◆ WHAT YOU WILL DO ◆
Collect each line holding the string "this".

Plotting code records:
-- start --
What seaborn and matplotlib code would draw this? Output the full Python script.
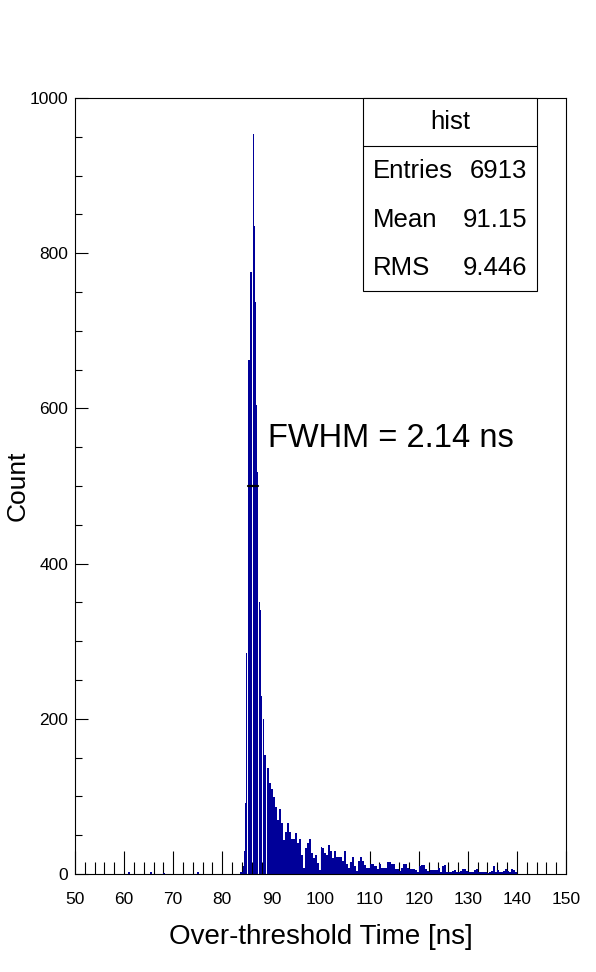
import numpy as np
import pandas as pd
import matplotlib
matplotlib.use("Agg")
import matplotlib.pyplot as plt
from matplotlib.patches import Rectangle
import seaborn as sns

# Histogram contents
peak_start = 84.0   # ns, fine binned core
peak_width = 0.2
peak_counts = [2, 10, 30, 92, 285, 0, 662, 662, 776, 776,
               0, 953, 835, 737, 604, 518, 0, 350, 340, 230,
               0, 200, 153, 153, 140, 0, 137, 137, 117, 117]

tail_start = 90.0   # ns, coarser binned tail
tail_width = 0.4
tail_near = [110, 99, 86, 70, 84, 66, 44, 54, 66, 54,
             45, 45, 53, 40, 45, 25, 8, 33, 40, 45,
             27, 21, 24, 14, 5, 35, 33, 27, 25, 37,
             30, 21, 30, 22, 22, 22, 17, 30, 13, 8,
             16, 22, 10, 4, 17, 22, 17, 12, 8, 8,
             13, 13, 10, 10, 7, 13, 8, 8, 8, 15,
             15, 13, 13, 7, 7, 4, 8, 13, 13, 8]
tail_far = [6, 6, 7, 5, 3, 10, 11, 11, 7, 4,
            3, 5, 5, 5, 5, 8, 3, 10, 11, 3,
            2, 3, 4, 5, 3, 2, 4, 7, 7, 4,
            2, 2, 3, 5, 7, 2, 3, 3, 2, 2,
            1, 3, 4, 10, 3, 5, 2, 3, 4, 7,
            4, 2, 7, 5, 2]

stray_times = [60.8, 65.3, 68.1, 75.0, 83.6]
stray_counts = [2, 2, 1, 2, 3]

fwhm_level = 500
fwhm_low = 85.2
fwhm_value = 2.14

stat_names = ["Entries", "Mean", "RMS"]
stat_values = ["6913", "91.15", "9.446"]

# build bins + weighted entries
tail_counts = tail_near + tail_far
peak_centers = peak_start + peak_width * (np.arange(len(peak_counts)) + 0.5)
tail_centers = tail_start + tail_width * (np.arange(len(tail_counts)) + 0.5)
tail_end = tail_start + tail_width * len(tail_counts)

edges = np.concatenate([
    np.linspace(50, peak_start, int(round((peak_start - 50) / 0.4)) + 1),
    peak_start + peak_width * np.arange(len(peak_counts) + 1),
    tail_start + tail_width * np.arange(len(tail_counts) + 1),
    np.linspace(tail_end, 150, int(round((150 - tail_end) / 0.4)) + 1),
])
edges = np.unique(np.round(edges, 4))

df = pd.DataFrame({
    "t": np.concatenate([peak_centers, tail_centers, stray_times]),
    "w": np.concatenate([peak_counts, tail_counts, stray_counts]).astype(float),
})

sns.set_style("ticks")
plt.rcParams["font.family"] = ["Liberation Sans", "DejaVu Sans"]
for k in ["text.color", "axes.labelcolor", "xtick.color", "ytick.color", "axes.edgecolor"]:
    plt.rcParams[k] = "black"

W, H = 596, 972
fig = plt.figure(figsize=(W / 100, H / 100), dpi=100)
ax = fig.add_axes([75 / W, 1 - 874 / H, (566 - 75) / W, (874 - 98) / H])

sns.histplot(data=df, x="t", weights="w", bins=list(edges), stat="count",
             color="#000099", alpha=1, linewidth=0, antialiased=False, ax=ax)

ax.plot([fwhm_low, fwhm_low + fwhm_value], [fwhm_level, fwhm_level],
        color="black", lw=1.6, zorder=4)
ax.text(89.3, 561, f"FWHM = {fwhm_value:.2f} ns", fontsize=23.5,
        ha="left", va="center")

ax.set_xlim(50, 150)
ax.set_ylim(0, 1000)
ax.set_xticks(np.arange(50, 151, 10))
ax.set_xticks(np.arange(50, 151, 2), minor=True)
ax.set_yticks(np.arange(0, 1001, 200))
ax.set_yticks(np.arange(0, 1001, 50), minor=True)
ax.tick_params(axis="x", which="major", direction="in", length=16.5, width=0.8,
               labelsize=12.5, pad=13)
ax.tick_params(axis="x", which="minor", direction="in", length=8.5, width=0.8)
ax.tick_params(axis="y", which="major", direction="in", length=9.5, width=0.8,
               labelsize=12.5, pad=5)
ax.tick_params(axis="y", which="minor", direction="in", length=5, width=0.8)
for s in ax.spines.values():
    s.set_visible(True)
    s.set_linewidth(0.8)
    s.set_color("black")

ax.set_xlabel("Over-threshold Time [ns]", fontsize=20)
ax.set_ylabel("Count", fontsize=19)
ax.xaxis.label.set_va("center")
ax.yaxis.label.set_va("center")
ax.xaxis.set_label_coords(0.5, (874 - 937) / 776)
ax.yaxis.set_label_coords((18 - 75) / 491, 0.5)

# stats box
bl, br, bt, bb = 363 / W, 537 / W, 1 - 98 / H, 1 - 291 / H
fig.add_artist(Rectangle((bl, bb), br - bl, bt - bb, transform=fig.transFigure,
                         facecolor="white", edgecolor="black", lw=0.8, zorder=5))
fig.add_artist(plt.Line2D([bl, br], [1 - 146 / H] * 2, transform=fig.transFigure,
                          color="black", lw=0.8, zorder=6))
fig.text(450 / W, 1 - 122 / H, "hist", ha="center", va="center", fontsize=18.5, zorder=7)
for i, (n, v) in enumerate(zip(stat_names, stat_values)):
    y = 1 - (171 + 48.5 * i) / H
    fig.text(373 / W, y, n, ha="left", va="center", fontsize=18.5, zorder=7)
    fig.text(527 / W, y, v, ha="right", va="center", fontsize=18.5, zorder=7)

fig.savefig("out.png", dpi=100)
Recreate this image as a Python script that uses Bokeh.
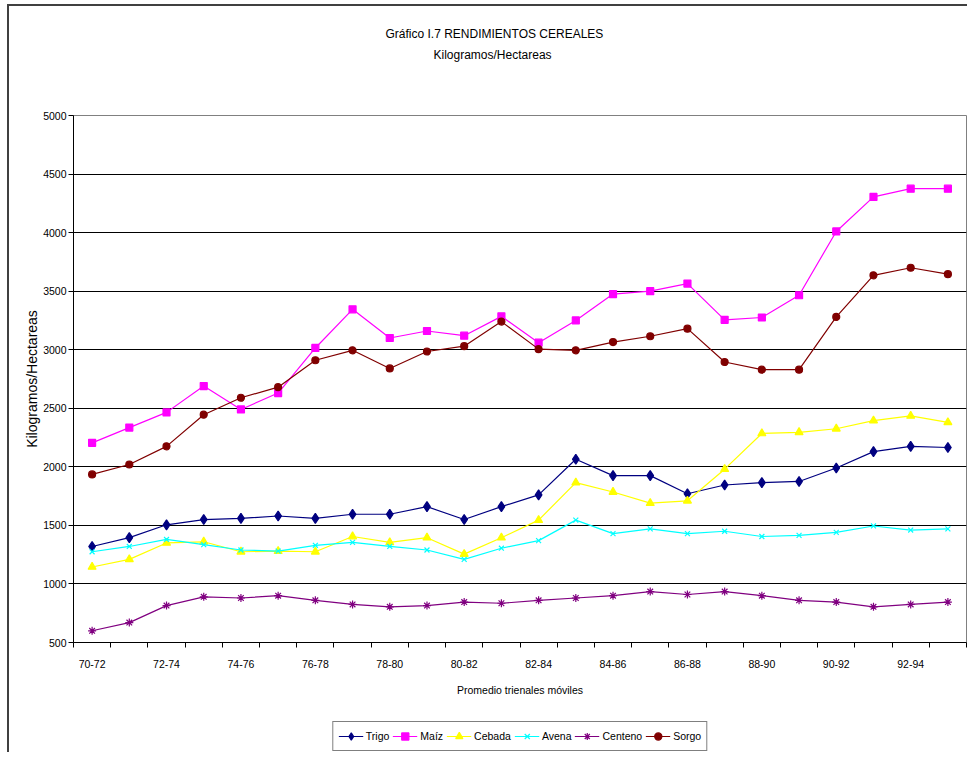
-- end --
◆ SOLUTION TO THE EXERCISE ◆
What seaborn and matplotlib code would draw this? Output the full Python script.
Recreate this image as a Python script that uses Bokeh.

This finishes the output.